Alessandro Bilotta ci spinge a riflettere, e lo fa sempre, anche quando non vorremmo perché ci manca la struttura mentale o rifiutiamo l’argomento con tutte le nostre forze. E lo stesso è per il Dylan che troviamo in questo secondo arco narrativo del Pianeta dei Morti (del primo, ne parlo qui). Stanco, colpevole di aver causato la morte di metà della razza umana non fermando il suo miglior amico, ormai infettato col il virus zombi.

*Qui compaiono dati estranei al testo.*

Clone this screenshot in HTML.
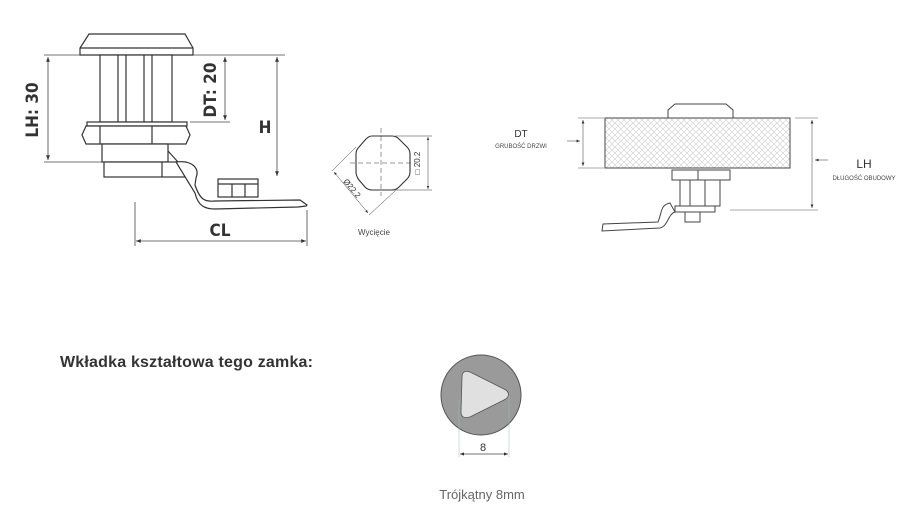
<!DOCTYPE html>
<html><head><meta charset="utf-8"><style>
body{margin:0;background:#fff;width:921px;height:515px;overflow:hidden}
svg{display:block}
</style></head><body>
<svg width="921" height="515" viewBox="0 0 921 515" xmlns="http://www.w3.org/2000/svg" font-family="Liberation Sans, sans-serif">
<defs>
<marker id="a" viewBox="0 0 10 10" refX="10" refY="5" markerWidth="6" markerHeight="8" orient="auto-start-reverse"><path d="M0,1 L10,5 L0,9 z" fill="#333"/></marker>
<pattern id="x" width="6" height="6" patternUnits="userSpaceOnUse"><path d="M0,0 L6,6 M6,0 L0,6" stroke="#ccc" stroke-width="0.6"/></pattern>
</defs>
<!-- LEFT LOCK -->
<g stroke="#333" stroke-width="1.2" fill="#fff">
<path d="M80,55 L80,48 L89,34 L185,34 L193,48 L193,55 Z"/>
<line x1="80" y1="48" x2="193" y2="48"/>
<rect x="100" y="55" width="72" height="67"/>
<line x1="118" y1="55" x2="118" y2="122"/><line x1="126" y1="55" x2="126" y2="122"/>
<line x1="144" y1="55" x2="144" y2="122"/><line x1="152" y1="55" x2="152" y2="122"/>
<rect x="87" y="122" width="100" height="4"/>
<path d="M86,126 L186,126 L190,135 L186,144 L86,144 L82,135 Z"/>
<line x1="100" y1="126" x2="100" y2="144"/><line x1="152" y1="126" x2="152" y2="144"/>
<rect x="102" y="144" width="66" height="18"/>
<rect x="104" y="162" width="82" height="15"/>
<line x1="162" y1="162" x2="162" y2="177"/>
<path d="M168,151 L178,162 M176,162 C192,160 200,168 196,178 L195,185 C200,200 205,202 215,201 L300,200 L307,205 L306,206 L298,207 L215,209 C205,209 198,206 195,193 Z"/>
<rect x="218" y="179" width="40" height="18"/>
<line x1="232" y1="184" x2="232" y2="197"/><line x1="245" y1="184" x2="245" y2="197"/>
<line x1="218" y1="184" x2="258" y2="184"/>
</g>
<g stroke="#444" stroke-width="0.8" fill="none">
<line x1="44" y1="55" x2="80" y2="55"/><line x1="44" y1="162" x2="104" y2="162"/>
<line x1="48" y1="57" x2="48" y2="160" marker-start="url(#a)" marker-end="url(#a)"/>
<line x1="190" y1="122" x2="230" y2="122"/>
<line x1="225" y1="57" x2="225" y2="120" marker-start="url(#a)" marker-end="url(#a)"/>
<line x1="193" y1="55" x2="285" y2="55"/>
<line x1="277" y1="57" x2="277" y2="176" marker-start="url(#a)" marker-end="url(#a)"/>
<line x1="135" y1="202" x2="135" y2="246"/><line x1="307" y1="210" x2="307" y2="246"/>
<line x1="136" y1="241" x2="306" y2="241" marker-start="url(#a)" marker-end="url(#a)"/>
</g>
<g font-weight="bold" font-size="17" fill="#333" font-family="DejaVu Sans Condensed, Liberation Sans Narrow, sans-serif">
<text transform="translate(38,110) rotate(-90)" text-anchor="middle">LH: 30</text>
<text transform="translate(216,90) rotate(-90)" text-anchor="middle">DT: 20</text>
<text x="265" y="133" text-anchor="middle">H</text>
<text x="220" y="236" text-anchor="middle">CL</text>
</g>
<!-- CUTOUT -->
<g stroke="#333" fill="none">
<path d="M372,136 L392,136 Q396,136 399,139 L407,147 Q410,150 410,154 L410,172 Q410,176 407,179 L399,187 Q396,190 392,190 L372,190 Q368,190 365,187 L359,180 Q356,176 356,172 L356,154 Q356,150 359,147 L366,139 Q369,136 372,136 Z" stroke-width="1.1"/>
<g stroke-width="0.5" stroke-dasharray="5,3"><line x1="381" y1="128" x2="381" y2="196"/><line x1="350" y1="163" x2="415" y2="163"/></g>
<g stroke-width="0.5"><line x1="395" y1="136" x2="432" y2="136"/><line x1="396" y1="190" x2="432" y2="190"/>
<line x1="428" y1="137" x2="428" y2="189" marker-start="url(#a)" marker-end="url(#a)"/>
<line x1="356" y1="147" x2="332" y2="171"/><line x1="396" y1="190" x2="369" y2="215"/>
<line x1="334" y1="172" x2="368" y2="213" marker-start="url(#a)" marker-end="url(#a)"/></g>
</g>
<text transform="translate(420,163) rotate(-90)" text-anchor="middle" font-size="8" fill="#333">□ 20.2</text>
<text transform="translate(350,190) rotate(50)" text-anchor="middle" font-size="8" fill="#333">Ø22.2</text>
<text x="374" y="235" text-anchor="middle" font-size="8" fill="#444">Wycięcie</text>
<!-- RIGHT -->
<g stroke="#444" stroke-width="1" fill="#fff">
<path d="M668,118 L668,110 L675,104 L726,104 L733,110 L733,118 Z"/>
<rect x="605" y="118" width="185" height="50" fill="url(#x)"/>
<rect x="672" y="170" width="58" height="10"/><line x1="698" y1="170" x2="698" y2="180"/>
<rect x="680" y="180" width="40" height="26"/><line x1="690" y1="180" x2="690" y2="206"/><line x1="705" y1="180" x2="705" y2="206"/>
<rect x="675" y="206" width="40" height="6"/>
<path d="M685,212 L700,212 L700,222 L685,222 Z"/>
<path d="M670,203 C660,205 662,213 658,222 L603,224 L602,231 L660,228 C668,226 668,214 675,212 Z"/>
</g>
<g stroke="#555" stroke-width="0.6" fill="none">
<line x1="578" y1="118" x2="604" y2="118"/><line x1="578" y1="168" x2="604" y2="168"/>
<line x1="583" y1="120" x2="583" y2="166" marker-start="url(#a)" marker-end="url(#a)"/>
<line x1="567" y1="141" x2="580" y2="141" marker-end="url(#a)"/>
<line x1="795" y1="118" x2="818" y2="118"/><line x1="730" y1="210" x2="818" y2="210"/>
<line x1="812" y1="120" x2="812" y2="208" marker-start="url(#a)" marker-end="url(#a)"/>
<line x1="828" y1="160" x2="815" y2="160" marker-end="url(#a)"/>
</g>
<text x="521" y="137" text-anchor="middle" font-size="10" fill="#333">DT</text>
<text x="521" y="148" text-anchor="middle" font-size="6" fill="#444">GRUBOŚĆ DRZWI</text>
<text x="864" y="168" text-anchor="middle" font-size="12" fill="#333">LH</text>
<text x="864" y="180" text-anchor="middle" font-size="6" fill="#444">DŁUGOŚĆ OBUDOWY</text>
<!-- HEADING -->
<text x="60" y="367" font-size="16" font-weight="bold" fill="#333" letter-spacing="0.2">Wkładka kształtowa tego zamka:</text>
<!-- KEY -->
<circle cx="481" cy="395" r="40" fill="#9a9a9a" stroke="#555" stroke-width="1"/>
<path d="M462,377 C462,371 466,370 472,373 L504,389 C510,392 510,397 504,400 L472,416 C466,419 461,418 461,412 Z" fill="#e0e0e0" stroke="#555" stroke-width="0.8"/>
<g stroke="#9bb" stroke-width="0.5"><line x1="459" y1="400" x2="459" y2="457"/><line x1="509" y1="395" x2="509" y2="457"/></g>
<line x1="460" y1="454" x2="508" y2="454" stroke="#444" stroke-width="0.7" marker-start="url(#a)" marker-end="url(#a)"/>
<text x="483" y="451" text-anchor="middle" font-size="11" fill="#333">8</text>
<text x="482" y="499" text-anchor="middle" font-size="13" fill="#666">Trójkątny 8mm</text>
</svg>
</body></html>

Alessandro scrivendo ci porta a riflettere in maniera atipica. Il personaggio di Dylan Dog, almeno secondo una certa interpretazione della concezione sclaviana ci si presenta solo come una delle infinite versioni di se stesso. Ragione per cui quando leggiamo una sua storia, salvo rare eccezioni, è quasi come se leggessimo la prima avventura in presa diretta da un’altra realtà (almeno fino al curatore attuale – ndr). Questo ci porta alla concezione dell’eroe senza memoria, eterno baluardo della giovinezza estrema, che, senza ricordi né esperienza, rimane per sempre fedele a se stesso.
Il Pianeta dei Morti contraddice proprio questa concezione, spingendoci a vedere un Dylan invecchiato, amareggiato, cinico, privato della sua spalla comica. Un uomo reso fragile dalla vita e ferito da quello che per tutta la vita gli è stato evitato : i ricordi. E proprio sul concetto di ricorso che Alessandro va a toccare con questa storia intitolata la Casa della Memoria.
Ci sono due tipologie di ritornanti che popolano questa Londra solo apparentemente futuristica. I morti, gli zombi, che conservano un barlume della loro essenza, riprodotta in azioni cicliche che li fanno somigliare a droni, pallide imitazioni di quello che erano. E poi cominciano a comparire degli esuli da posti chiamati Oasi. Posti dove pagando una fortuna si dimentica tutto il passato recente e si è costretti a rivivere un eterno presente.
Dylan è sull’orlo di una crisi eppure il concetto stesso di un eterno presente avulso dai ricordi lo affascina quasi quanto il suicidio assistito che pensava di mettere in atto. L’abisso dell’oblio esercita un terribile fascino e l’incontro con Sybil Browning, emersa direttamente dalla primissima apparizione di Dylan procura un brivido prolungato lungo la schiena.
Il progetto delle Oasi è un concetto utopico, distante dal logorio della vita moderna. Rappresenta un baluardo ultimo di civiltà presa in cattività. L’imitazione della vita in un diorama in scala 1:1.
La Londra che Casertano disegna è netta, per nulla putrida. Una città che ancora cerca di resistere all’entropia e popolata da un’umanità che ancora è tetragona alla piaga zombi quasi fosse una pandemia qualsiasi.
Il suo tratto, marmoreo e netto, non lascia spazio ai chiaroscuri. Al contrario ci troviamo di fronte ad una personificazione quasi filmica dei personaggi che ne trasmettono un sapore quasi vintage, da film horror di serie D(ylan). La sua gestione dello spazio bianco permea dalla drammaticità delle espressioni, e ci propone un azione lenta che riusciamo a comprendere come priva di qualsiasi colonna sonora se non un’oscura B-side di Nick Cave and the Bad Seeds.
La scelta di questi volumi, pubblicati su base quasi annuale, è azzeccata e ben confenzionata. A partire dal logo che richiama quello classico oltre che quello delle Clark che Dylan non dimentica mai di indossare, ovvio.
La resa grafica e l’impaginazione rendono il giusto omaggio a queste storie che oltre ad essere scritte da uno dei migliori talenti della sua generazione, vantano un comparto grafico di altissimi livelli ed in perenne rilancio verso l’alto. Peccato che in questo volume, comunque più corposo del precedente, ci sia poco spazio riservato per i redazionali, schizzi preparatori e dettagli di produzione che avrebbero invece contribuito in buona misura a rendere questo volume ancora più prezioso di quello che è.